Posted on Jul - 03 - 2019

Plastic in the oceans, melting ice caps, rising temperatures and the imminent extinction of biodiversity…this are interesting times indeed. It seems like we are living in uncertain moments, where the consequences of decades of misused resources and unchecked consumerism are ripping their effects. However, the message is out, and across the globe, the crowds made out of scientists, activists, politicians, and more recently young students and groups like Extinction Rebellion with Greta Thunberg as their global beacon, are manifesting their discontent towards society and demanding action. 
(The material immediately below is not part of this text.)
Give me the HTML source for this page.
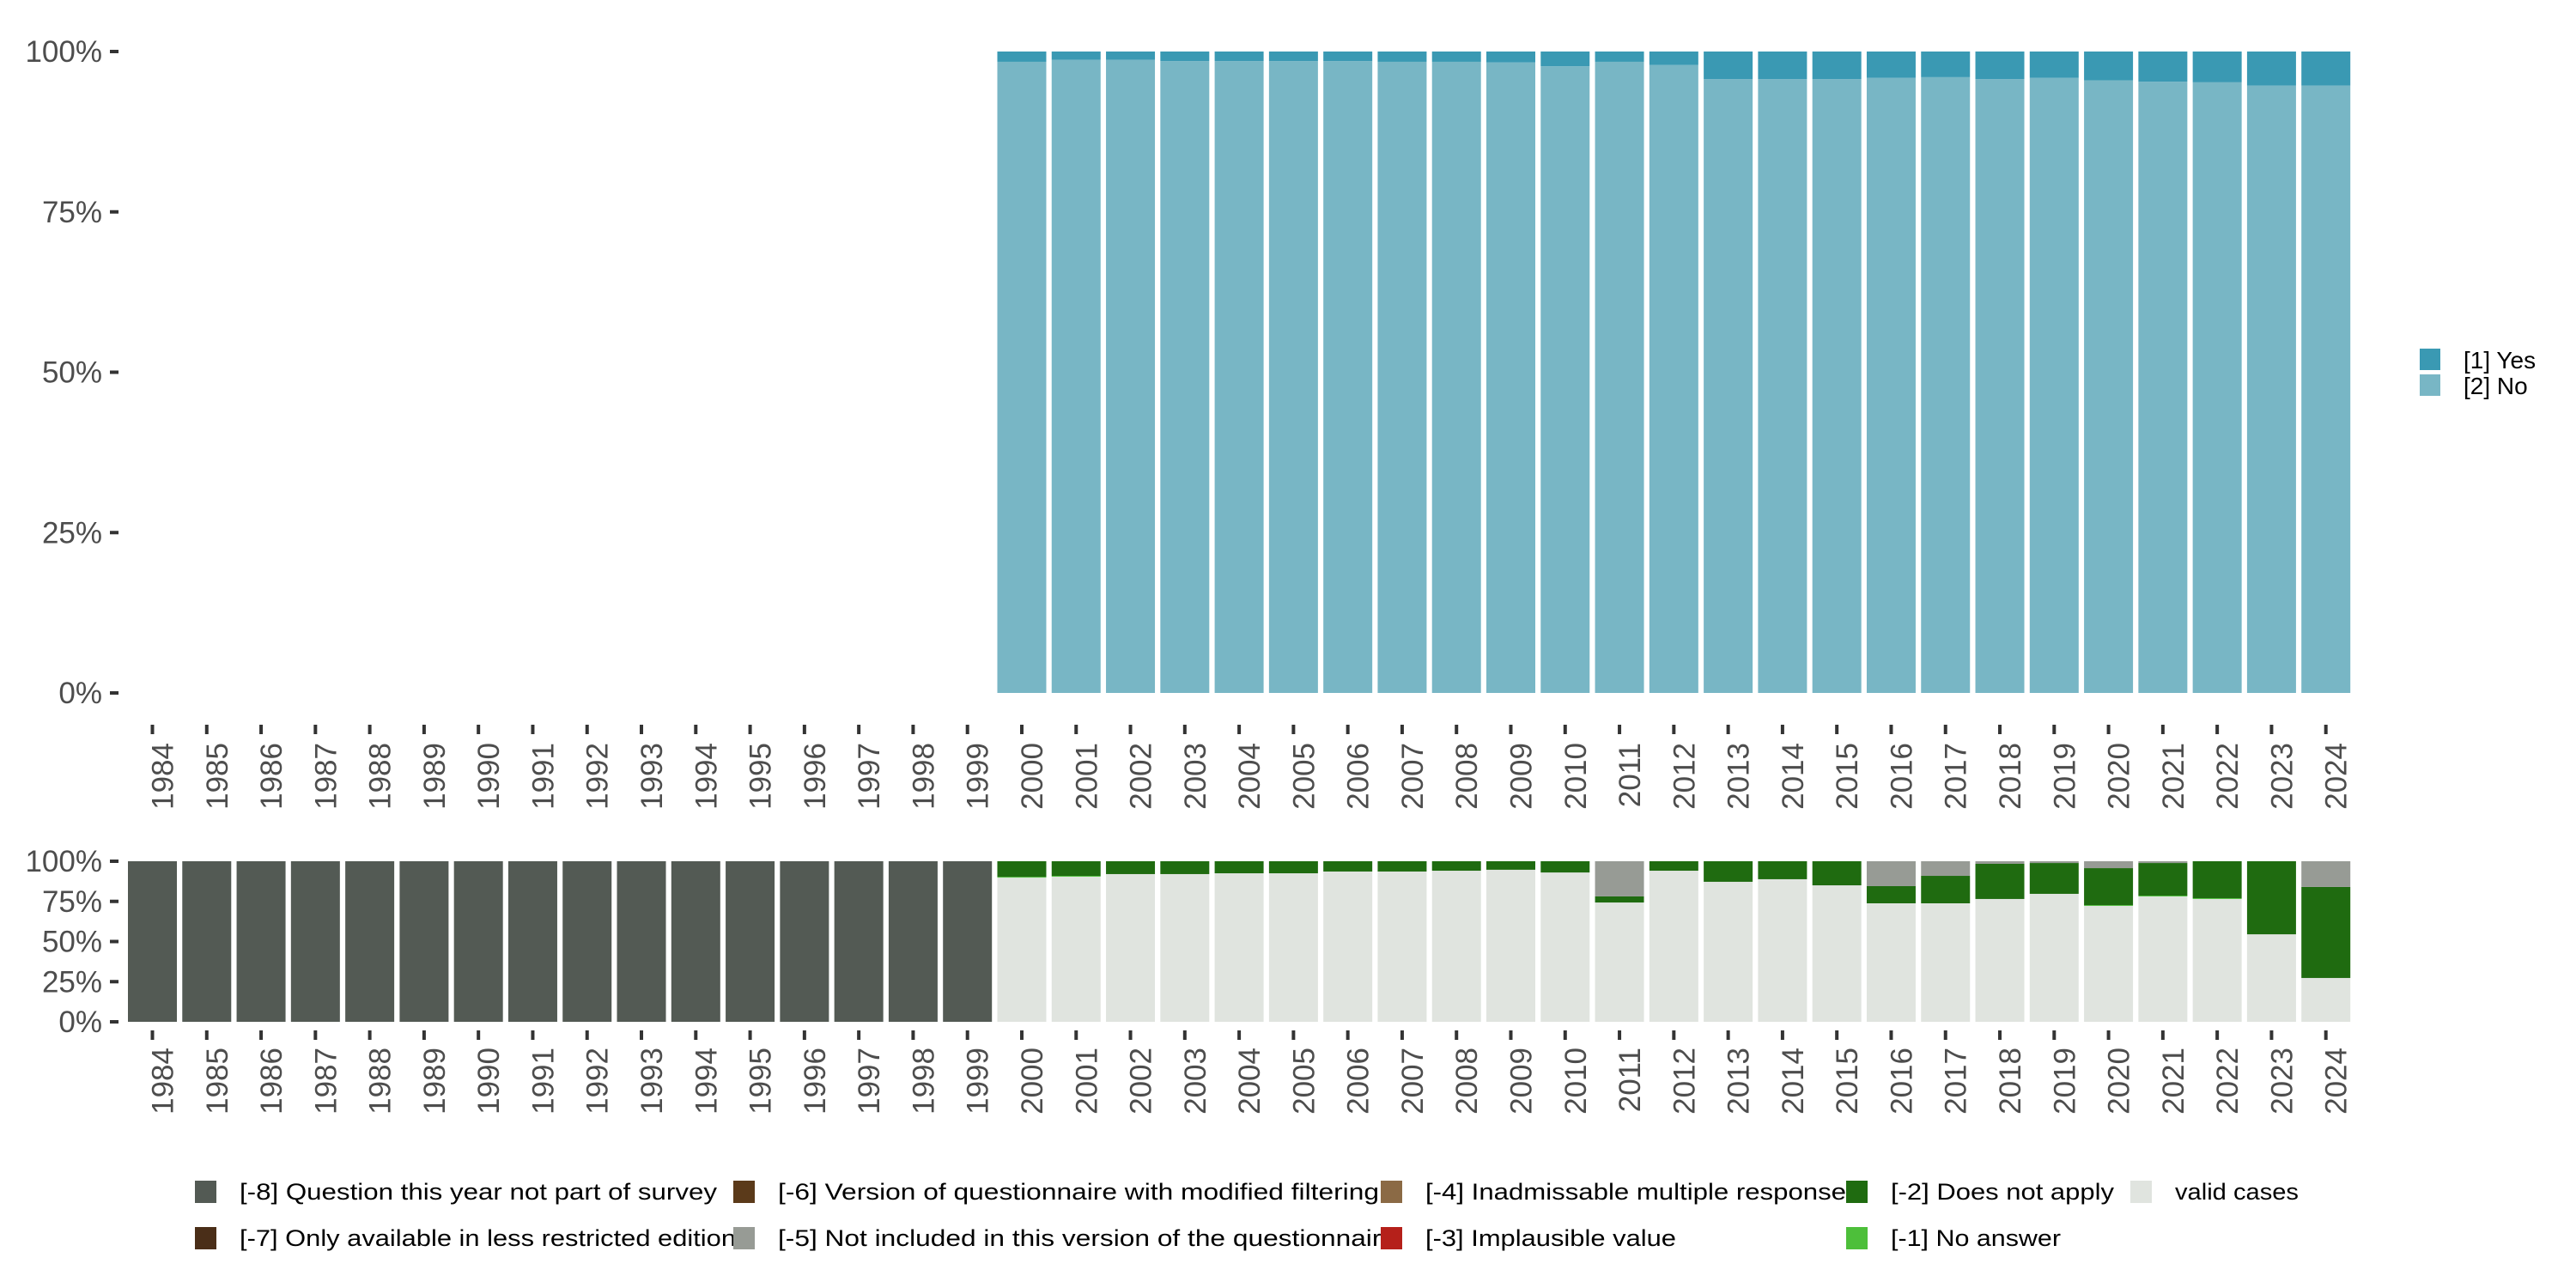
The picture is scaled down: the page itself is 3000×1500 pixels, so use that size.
<!DOCTYPE html>
<html><head><meta charset="utf-8"><style>
html,body{margin:0;padding:0;background:#fff;}
svg{display:block;font-family:"Liberation Sans",sans-serif;}
</style></head><body>
<svg id="chart" width="3000" height="1500" viewBox="0 0 3000 1500" xmlns="http://www.w3.org/2000/svg">
<g id="top"></g>
<g id="bot"></g>
<g id="legend-top"></g>
<g id="legend-bot"></g>
</svg>
<script>
const years = [];
for (let y = 1984; y <= 2024; y++) years.push(y);
const yesYears = [2000,2001,2002,2003,2004,2005,2006,2007,2008,2009,2010,2011,2012,2013,2014,2015,2016,2017,2018,2019,2020,2021,2022,2023,2024];
const yesPct = [1.6,1.3,1.3,1.5,1.5,1.5,1.5,1.6,1.6,1.7,2.3,1.6,2.1,4.3,4.3,4.3,4.1,4.0,4.3,4.1,4.5,4.7,4.8,5.3,5.3];
const validPct = [89.8,90.4,92.0,92.0,92.5,92.5,93.6,93.6,94.1,94.7,93.0,74.3,94.1,87.2,88.8,85.0,73.8,73.8,76.5,79.7,72.2,78.1,76.5,54.5,27.3];
const noAnswerPct = [0.5,0.5,0,0,0,0,0,0,0,0,0,0,0,0,0,0,0,0,0,0,0.5,0.5,0.5,0,0];
const notApplyPct = [9.7,9.1,8.0,8.0,7.5,7.5,6.4,6.4,5.9,5.3,7.0,3.8,5.9,12.8,11.2,15.0,10.7,17.1,21.9,19.2,23.0,20.3,23.0,45.5,56.7];
const notInclPct = [0,0,0,0,0,0,0,0,0,0,0,21.9,0,0,0,0,15.5,9.1,1.6,1.1,4.3,1.1,0,0,16.0];
const notPartYears = [1984,1985,1986,1987,1988,1989,1990,1991,1992,1993,1994,1995,1996,1997,1998,1999];
const yTicks = [0,25,50,75,100];
const yTickLabels = ["0%","25%","50%","75%","100%"];

const NS = "http://www.w3.org/2000/svg";
function mk(tag, attrs, parent) {
  const e = document.createElementNS(NS, tag);
  for (const k in attrs) e.setAttribute(k, attrs[k]);
  parent.appendChild(e);
  return e;
}
const X0 = 177.5, PITCH = 63.28, BW = 57;
function xc(year) { return X0 + (year - 1984) * PITCH; }

function panel(g, yTop, yBot, tickY0, labelY) {
  const ys = v => yBot - (v / 100) * (yBot - yTop);
  yTicks.forEach((t, i) => {
    const l = mk("line", {x1:128, x2:138, y1:ys(t), y2:ys(t), stroke:"#333", "stroke-width":4}, g);
    
    
    const tx = mk("text", {x:119, y:ys(t)+12, "text-anchor":"end", "font-size":35, fill:"#4d4d4d"}, g);
    tx.textContent = yTickLabels[i];
    
    
  });
  years.forEach(y => {
    const l = mk("line", {x1:xc(y), x2:xc(y), y1:tickY0, y2:tickY0+11, stroke:"#333", "stroke-width":4}, g);
    
    
    const tx = mk("text", {transform:`translate(${xc(y)+24},${labelY}) rotate(-90)`, "text-anchor":"end", "font-size":35, fill:"#4d4d4d"}, g);
    tx.textContent = y;
    
    
  });
  return ys;
}
function bar(g, year, lo, hi, ys, color, name) {
  if (hi - lo <= 0) return;
  const r = mk("rect", {x:xc(year)-BW/2, y:ys(hi), width:BW, height:ys(lo)-ys(hi), fill:color}, g);
  
  
}

const gt = document.getElementById("top");
const ysT = panel(gt, 60, 807, 844, 865);
yesYears.forEach((y, i) => {
  bar(gt, y, 0, 100 - yesPct[i], ysT, "#78b6c5", "bar-no");
  bar(gt, y, 100 - yesPct[i], 100, ysT, "#3a99b3", "bar-yes");
});

const gb = document.getElementById("bot");
const ysB = panel(gb, 1003, 1190, 1200, 1220);
notPartYears.forEach(y => bar(gb, y, 0, 100, ysB, "#535a54", "bar-not-part"));
yesYears.forEach((y, i) => {
  let c = 0;
  bar(gb, y, c, c + validPct[i], ysB, "#e0e4df", "bar-valid"); c += validPct[i];
  bar(gb, y, c, c + noAnswerPct[i], ysB, "#4dbf3a", "bar-no-answer"); c += noAnswerPct[i];
  bar(gb, y, c, c + notApplyPct[i], ysB, "#1f6b10", "bar-not-apply"); c += notApplyPct[i];
  bar(gb, y, c, Math.min(100, c + notInclPct[i]), ysB, "#979b95", "bar-not-included");
});

const lt = document.getElementById("legend-top");
[["[1] Yes","#3a99b3"],["[2] No","#78b6c5"]].forEach((d, i) => {
  const r = mk("rect", {x:2818, y:406+i*30, width:24, height:25, fill:d[1]}, lt);
  
  
  const t = mk("text", {x:2869, y:429+i*30, "font-size":28, fill:"#000"}, lt);
  t.textContent = d[0];
  
  
});

const lb = document.getElementById("legend-bot");
const items = [
  ["[-8] Question this year not part of survey","#535a54",227,1388,556],
  ["[-7] Only available in less restricted edition","#4a2e18",227,1442,578],
  ["[-6] Version of questionnaire with modified filtering","#5b3a1a",854,1388,700],
  ["[-5] Not included in this version of the questionnaire","#979b95",854,1442,720],
  ["[-4] Inadmissable multiple response","#8b6a45",1608,1388,490],
  ["[-3] Implausible value","#b5201a",1608,1442,292],
  ["[-2] Does not apply","#1f6b10",2150,1388,260],
  ["[-1] No answer","#4dbf3a",2150,1442,198],
  ["valid cases","#e0e4df",2481,1388,144]
];
items.forEach(d => {
  const r = mk("rect", {x:d[2], y:d[3]-13, width:25, height:26, fill:d[1]}, lb);
  
  
  const t = mk("text", {x:d[2]+52, y:d[3]+9, "font-size":27, fill:"#000", textLength:d[4], lengthAdjust:"spacingAndGlyphs"}, lb);
  t.textContent = d[0];
  
  
});
</script>
</body></html>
As artists better materialized their views and protests in their artworks, what better way of clamoring nonconformity than at the biggest art event in the world. This year's 58th International Art Exhibition at the Biennale di Venezia's title is May You Live in Interesting Times showcases artworks created to set a stage to reflect upon the precarious aspects of existence today and provide a guide to live and think in 'interesting times.'  Curator Ralph Rugoff has invited spectators to question our actuality and its meanings. It is appropriate that in the spirit of reflection, a recurring theme that flows through the event, referencing the Venice's unique structure, is the consequences of climate change. 

Lorenzo Quinn, "Building Bridges", 2019
Known for his 2017 hands at the Biennale, this year the Italian artist suggests that his work is about taking action and that these actions should be stronger than words, and accomplished together as a society while overcoming differences to achieve a solution that addresses the imminent threats to our planet. news.jpeg

courtesy: The Telegraph

 Tomás Saraceno, "On the Disappearance of Clouds", 2019 
In the Arsenal Gaggiandre, Argentinian artists Tomás Saraceno's installation "On the Disappearance of Clouds," made out of suspended carbon clouds, sways according to the winds and the tides around, materializing the presence of the unperceivable greenhouse gases that are prevalent in the environment. Nevertheless, the work suggests an ideal society, not dependent on fossil fuels and returning to how it once was.
courtesy: AP News

Hito Steyerl, "This is the Future" 2019

The German filmmaker and artist Hito Steyerl exhibited a combination of videos with raised walkways based on the ones that are used when Venice experiences high tides. Using her post-internet aesthetic Steyerl presented a digitalized garden of the future, where computerized voices narrated the characteristics of the plants additionally to providing us with oxygen. Nevertheless, the voice also warns, "Warning, it is very risky to enter the future," cautioning us of the dangerous future ahead. 

As many activists say, the first step to finding a solution is awareness and the infiltration of this message into society. An environmental revolution is coming, and events like the Venice Biennale and other exhibitions come to show that the artists are at the front lines of the changing times.